I remember being a little girl, fishing with my dad, playing with Barbies and being read bedtime stories every night.

I remember looking in the mirror as a little girl and picturing myself looking like my mom as a teenager and an adult.

When I was asked what I wanted to be when I grew up, I always said I wanted to be a ballerina, play hockey and make wine. Then in high school, I was asked what college I wanted to go to. In college, I am asked what I am majoring in. Now, I am asked what I am going to do after college and my friends and I are talking about retirement plans and weddings.

I have come so far from my dreams as a little girl, but the end goal is still the same: be happy.

When we are little, we hold our parents' hands in the parking lot, we go to them when we have a bad dream and we run to their arms when we have had a bad day. Now, I am nearly completely on my own.

My mom doesn't wake me up in the morning, so if I sleep through my alarm, I am screwed. My parents aren't holding my hands anymore so if I get lost or trip, I have to pick myself up and find my own way. When I have a long day and it just seems like everything is falling apart, I have to get myself together.

We rush to grow up and be on our own.

Then we get bills and we get fired from our job and we run out of clean clothes to wear and the dishes pile up and we realize that growing up isn't all we dreamed it would be.

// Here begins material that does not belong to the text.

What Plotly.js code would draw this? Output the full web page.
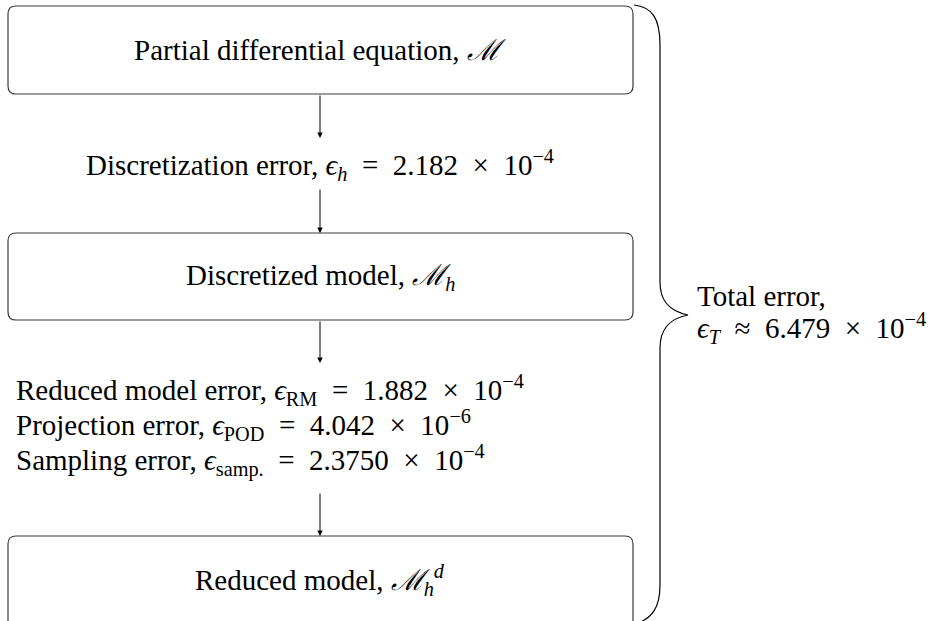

I know that no matter how old I am, I will still call my parents asking for help and I will still sit in my mom's lap. Because I am learning that adults don't know what they are doing, they just aren't afraid to ask questions.

There are a lot of people that start asking me what I will do after school, where I want to live, when I will get married and when I will have kids. I promise myself not to rush further into adulthood. I want to enjoy each day without worrying about tomorrow or the next 10 years. I will appreciate living in a dorm, stressing out over exams and eating copious amounts of ramen because the stressors I will face in the next 10 years will make me miss these moments.

So, when I blow out the candles on my birthday, I wish for happiness, not only for myself but for my friends and family.

I wish for strength because the next few years are not going to be easy. I wish for guidance, because I know I can't do it on my own. I wish for more laughs, more smiles, more puppy kisses and more memories.

I hope that 20 is the best year yet and I can't wait to see how much I change in the next year.